Shocking Media reports saying India admits to error in GDP figure Untrue
It seems like a certain set of Indian Media which hates Modi Sarkar has again shamed this country infront of the world. They published an Article with the title that Indian Admits Error in GDP just when Modi was in US and talked about how fast India was growing and was cherry in the eyes of the slowing economies of the world.
The popular site “The Logical Indian” too attempted to raise questions about the GDP, albeit with dubious logic and poor English. The central question revolved around the data point in the GDP figures which is called “discrepancies”. The Deccan Chronicle chose to rename this technical term as “errors”, which made it appear as if the the GDP data itself is erroneous.
So what are these “Discrepancies”? It was well explained in this article on the Wall Street Journal:
Understanding these “discrepancies” requires first understanding that an economy’s size can be measured in three ways: by totalling up the value of all goods and services that are produced, by totalling up the amount that gets spent on those goods and services, or by totalling up what’s earned by selling those goods and services.
In theory, all three methods should yield the same number: GDP. In reality, it’s complicated. And in India, it’s even more complicated.

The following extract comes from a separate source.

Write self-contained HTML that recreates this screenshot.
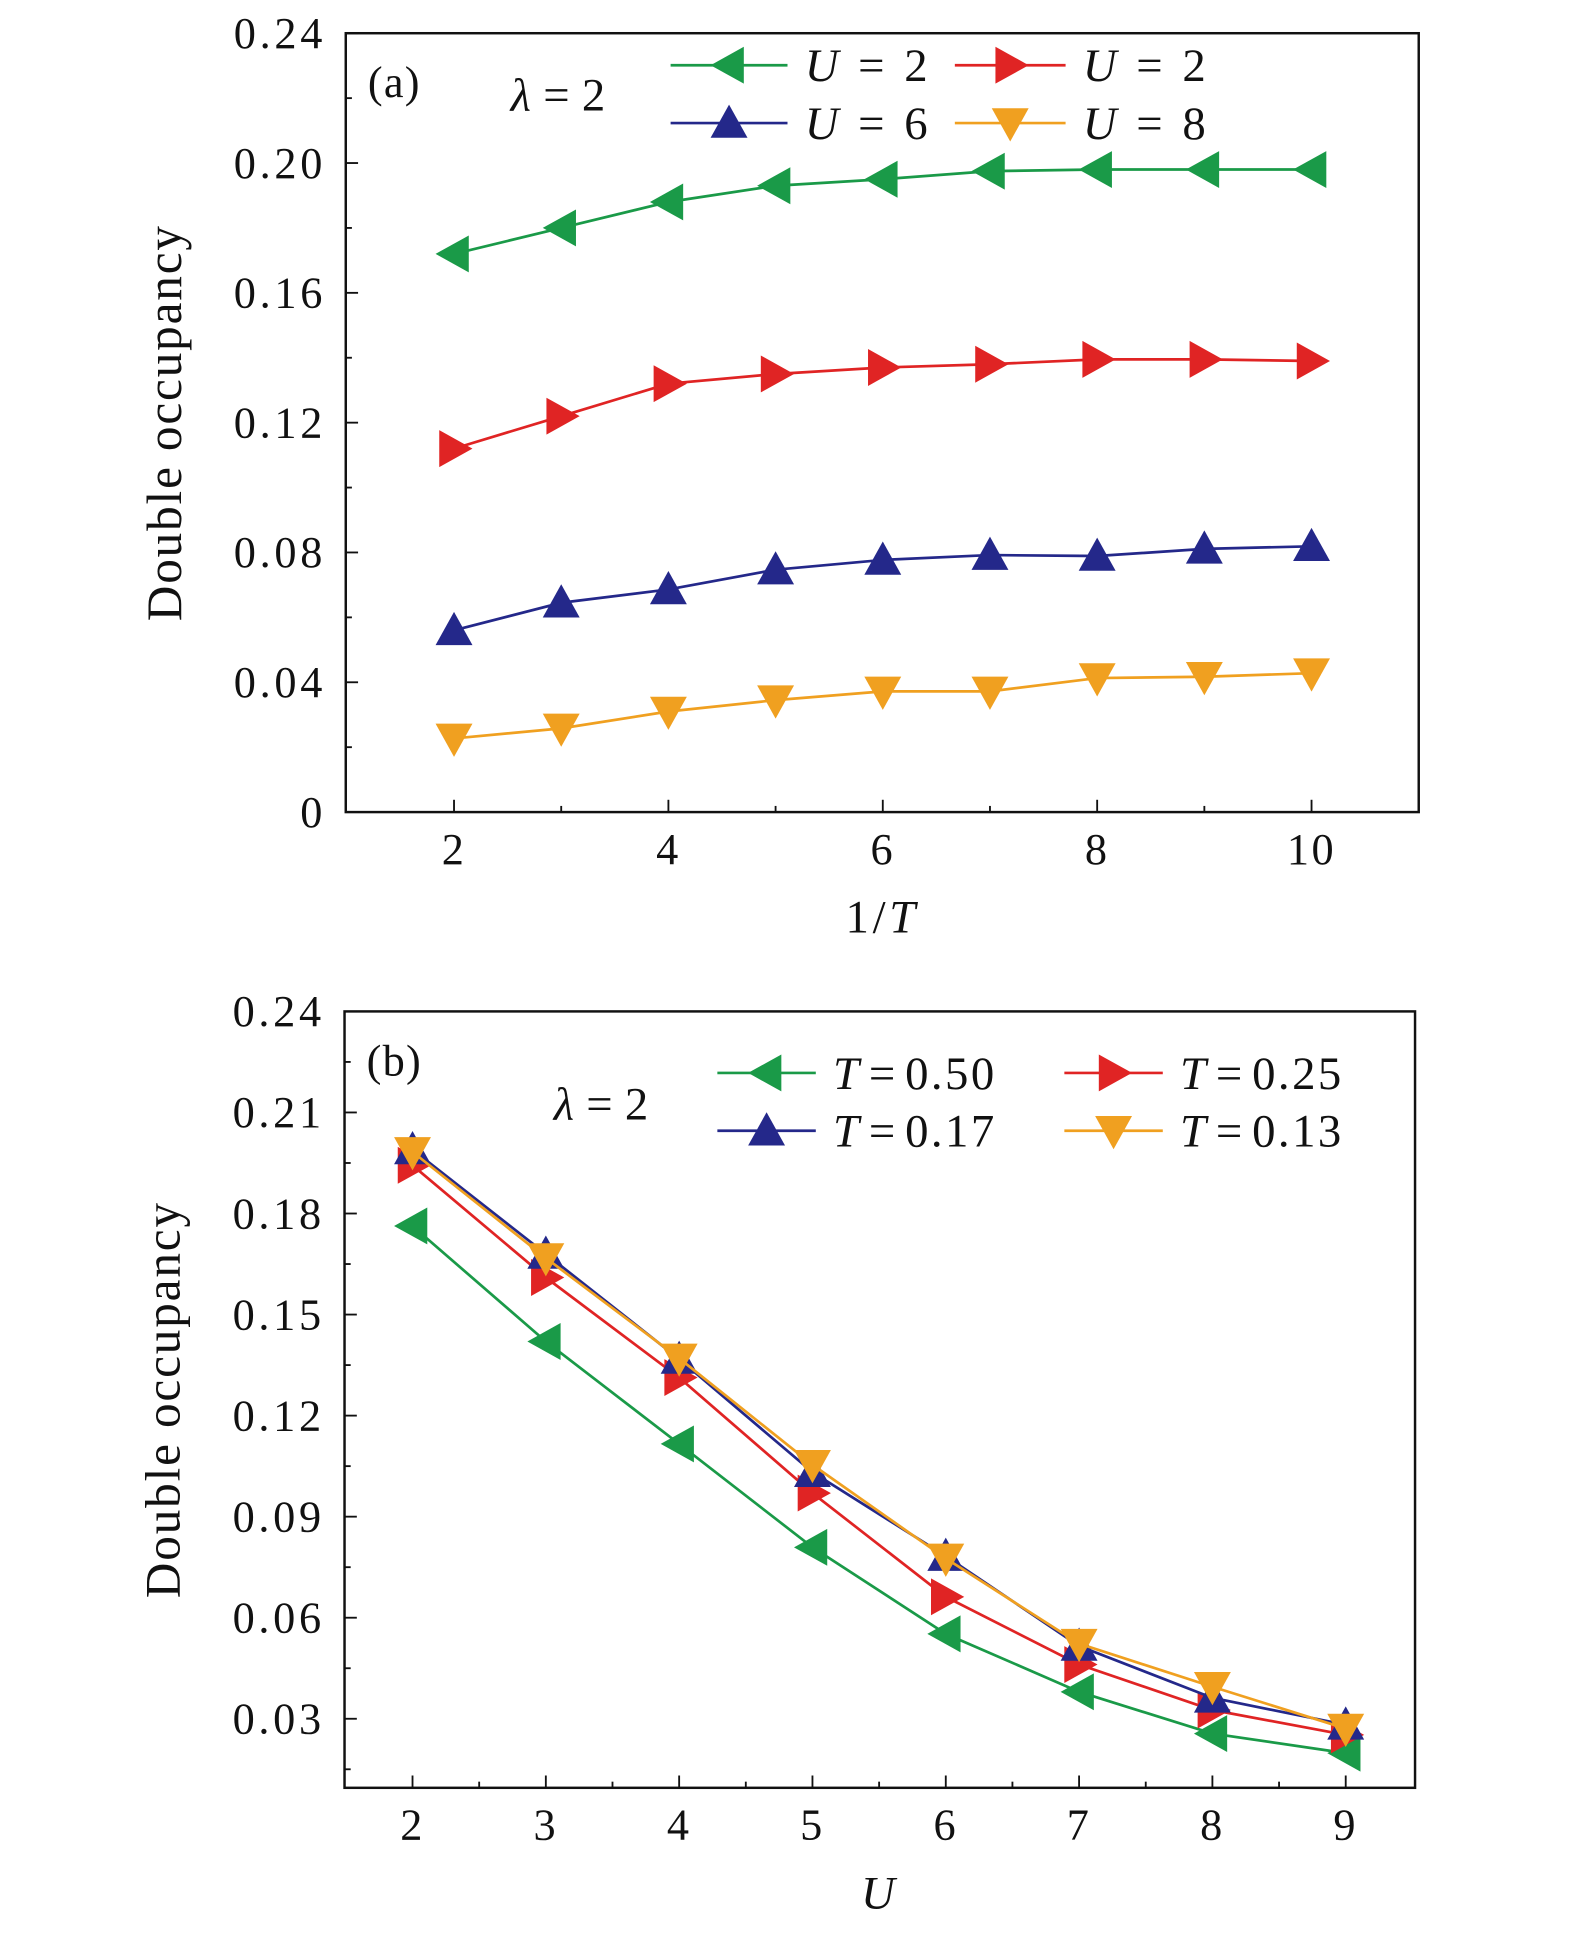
<!DOCTYPE html>
<html><head><meta charset="utf-8"><style>
html,body{margin:0;padding:0;background:#fff;}
svg text{font-family:"Liberation Serif",serif;fill:#111;}
</style></head><body>
<svg id="chart" width="1575" height="1949" viewBox="0 0 1280 1584" preserveAspectRatio="none" xmlns="http://www.w3.org/2000/svg"></svg>
<script>
// Panel (a) data
const aX = [2,3,4,5,6,7,8,9,10];
const aGreen = [0.172,0.180,0.188,0.193,0.195,0.1975,0.198,0.198,0.198];
const aRed = [0.112,0.122,0.132,0.135,0.137,0.138,0.1395,0.1395,0.139];
const aBlue = [0.056,0.0645,0.0686,0.0747,0.0777,0.0792,0.0789,0.0811,0.0819];
const aOrange = [0.0227,0.0258,0.031,0.0345,0.0372,0.0372,0.0413,0.0417,0.0428];
const aXTicks = [2,4,6,8,10];
const aYTicks = [0,0.04,0.08,0.12,0.16,0.20,0.24];
const aYLabels = ["0","0.04","0.08","0.12","0.16","0.20","0.24"];
const aLegend = ["U = 2","U = 2","U = 6","U = 8"];
// Panel (b) data
const bX = [2,3,4,5,6,7,8,9];
const bGreen = [0.1763,0.142,0.1116,0.0809,0.0552,0.038,0.0256,0.0198];
const bRed = [0.1943,0.161,0.1313,0.097,0.0662,0.0461,0.0326,0.0252];
const bBlue = [0.199,0.168,0.1368,0.1032,0.0783,0.0516,0.0362,0.0282];
const bOrange = [0.1983,0.1668,0.137,0.1054,0.0776,0.0523,0.0395,0.0271];
const bXTicks = [2,3,4,5,6,7,8,9];
const bYTicks = [0.03,0.06,0.09,0.12,0.15,0.18,0.21,0.24];
const bYLabels = ["0.03","0.06","0.09","0.12","0.15","0.18","0.21","0.24"];
const bLegend = ["T = 0.50","T = 0.25","T = 0.17","T = 0.13"];

const NS="http://www.w3.org/2000/svg";
const svg=document.getElementById('chart');
const C={g:"#1a9a48",r:"#e02424",b:"#24288a",o:"#f0a020"};
function mk(tag,attrs,parent){const e=document.createElementNS(NS,tag);for(const k in attrs)e.setAttribute(k,attrs[k]);(parent||svg).appendChild(e);return e;}
function marker(g,type,x,y,col){
  const s=15;let p;
  if(type==='left')p=[[x-s,y],[x+s*0.8,y-s],[x+s*0.8,y+s]];
  else if(type==='right')p=[[x+s,y],[x-s*0.8,y-s],[x-s*0.8,y+s]];
  else if(type==='up')p=[[x,y-s],[x-s,y+s*0.8],[x+s,y+s*0.8]];
  else p=[[x,y+s],[x-s,y-s*0.8],[x+s,y-s*0.8]];
  const m=mk('polygon',{points:p.map(q=>q.join(',')).join(' '),fill:col},g);
  
  
}
function panel(o){
  const g=mk('g',{});
  
  
  const sx=v=>o.L+(v-o.xmin)/(o.xmax-o.xmin)*(o.R-o.L);
  const sy=v=>o.B-(v-o.ymin)/(o.ymax-o.ymin)*(o.B-o.T);
  const fr=mk('rect',{x:o.L,y:o.T,width:o.R-o.L,height:o.B-o.T,fill:'none',stroke:'#111','stroke-width':2},g);
  
  
  o.xt.forEach(v=>{const x=sx(v);mk('line',{x1:x,x2:x,y1:o.B,y2:o.B-10,stroke:'#111','stroke-width':1.5},g);
    const t=mk('text',{x:x,y:o.B+42,'font-size':36,'letter-spacing':2,'text-anchor':'middle'},g);t.textContent=v;
    });
  o.xm.forEach(v=>{const x=sx(v);mk('line',{x1:x,x2:x,y1:o.B,y2:o.B-5,stroke:'#111','stroke-width':1.5},g);});
  o.yt.forEach((v,i)=>{const y=sy(v);mk('line',{x1:o.L,x2:o.L+10,y1:y,y2:y,stroke:'#111','stroke-width':1.5},g);
    const t=mk('text',{x:o.L-16,y:y+12,'font-size':36,'letter-spacing':3,'text-anchor':'end'},g);t.textContent=o.yl[i];
    
    const mv=v+(o.yt[1]-o.yt[0])/2;if(mv<o.ymax){const my=sy(mv);mk('line',{x1:o.L,x2:o.L+5,y1:my,y2:my,stroke:'#111','stroke-width':1.5},g);}
    const lv=v-(o.yt[1]-o.yt[0])/2;if(i===0&&lv>o.ymin){const my=sy(lv);mk('line',{x1:o.L,x2:o.L+5,y1:my,y2:my,stroke:'#111','stroke-width':1.5},g);}});
  const yt=mk('text',{x:0,y:0,'font-size':40,'letter-spacing':1.5,'text-anchor':'middle',transform:`translate(${o.L-134},${(o.T+o.B)/2}) rotate(-90)`},g);
  yt.textContent='Double occupancy';
  const xt=mk('text',{x:(o.L+o.R)/2,y:o.B+98,'font-size':38,'letter-spacing':3,'text-anchor':'middle'},g);
  xt.innerHTML=o.xtitle;
  o.series.forEach(s=>{
    const sg=mk('g',{},g);
    const pl=mk('polyline',{points:o.x.map((v,i)=>sx(v)+','+sy(s.d[i])).join(' '),fill:'none',stroke:s.c,'stroke-width':2.2},sg);
    
    o.x.forEach((v,i)=>marker(sg,s.m,sx(v),sy(s.d[i]),s.c));
  });
  const pl=mk('text',{x:o.L+18,y:o.T+52,'font-size':36,'letter-spacing':1},g);pl.textContent=o.label;
  
  const lam=mk('text',{x:o.lam[0],y:o.lam[1],'font-size':38},g);lam.innerHTML='<tspan font-style="italic">λ</tspan><tspan dx="10">=</tspan><tspan dx="10">2</tspan>';
  
  o.series.forEach((s,i)=>{
    const lg=mk('g',{},g);
    const p=o.leg[i];
    mk('line',{x1:p[0],x2:p[0]+p[2],y1:p[1],y2:p[1],stroke:s.c,'stroke-width':2.2},lg);
    marker(lg,s.m,p[0]+p[2]/2,p[1],s.c);
    const parts=o.legText[i].split(' = ');
    const t=mk('text',{x:p[0]+p[2]+14,y:p[1]+13,'font-size':38,'letter-spacing':2},lg);
    t.innerHTML=`<tspan font-style="italic">${parts[0]}</tspan><tspan dx="${o.eqdx}">=</tspan><tspan dx="${o.eqdx}">${parts[1]}</tspan>`;
  });
}
panel({name:'panel-a',L:281,R:1153,T:27,B:660,xmin:0.99,xmax:11.0,ymin:0,ymax:0.24,
  x:aX,xt:aXTicks,xm:[3,5,7,9],yt:aYTicks,yl:aYLabels,label:'(a)',eqdx:14,
  xtitle:'1/<tspan font-style="italic">T</tspan>',lam:[415,90],
  series:[{name:'series-green',d:aGreen,c:C.g,m:'left'},{name:'series-red',d:aRed,c:C.r,m:'right'},{name:'series-blue',d:aBlue,c:C.b,m:'up'},{name:'series-orange',d:aOrange,c:C.o,m:'down'}],
  leg:[[545,53,95],[776,53,90],[545,100,95],[776,100,90]],legText:aLegend});
panel({name:'panel-b',L:280,R:1150,T:822,B:1453,xmin:1.49,xmax:9.52,ymin:0.0095,ymax:0.24,
  x:bX,xt:bXTicks,xm:[2.5,3.5,4.5,5.5,6.5,7.5,8.5],yt:bYTicks,yl:bYLabels,label:'(b)',eqdx:6,
  xtitle:'<tspan font-style="italic">U</tspan>',lam:[450,910],
  series:[{name:'series-green',d:bGreen,c:C.g,m:'left'},{name:'series-red',d:bRed,c:C.r,m:'right'},{name:'series-blue',d:bBlue,c:C.b,m:'up'},{name:'series-orange',d:bOrange,c:C.o,m:'down'}],
  leg:[[583,872,80],[865,872,80],[583,919,80],[865,919,80]],legText:bLegend});
</script>
</body></html>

The country’s statisticians first calculate GDP from the production side, with GVA and taxes and subsidies as outlined above. They then compute another GDP estimate by adding up various kinds of spending, from personal consumption to business and government investment. But because timely, reliable spending data aren’t available in India, the two GDP estimates don’t usually match.
The difference between them is what’s labeled “discrepancies.” And this amount, whether positive or negative, gets added to the expenditure-based estimate in the reported data so that the two estimates come out equal, just as they would be in an ideal world.
In short, “discrepancies” is an element inserted just to balance the GDP equation, so that it fits the theoretical formula. The country’s chief statistician T.C.A. Anant further explained that:
Discrepancies don’t represent an actual part of the economy. They are inserted just to make an accounting relationship hold true. If India collected better data on expenditure, discrepancies would be closer to zero.
In summation, India has more data from the supply side, but inadequate data from the expenditure or demand side, which is why although supply side information gives the correct picture due to better data availability, expenditure side information falls short, hence the variable which is unknown is labelled as “discrepancy”. “Discrepancies” are essentially a balancing item, but also represent components which do not fit into a specific category. Also, in case of India, inventory data is quite poor, so looking at both inventory and discrepancies helps narrow the impact over time. To call this discrepancy an “error” is nothing short of malicious intent.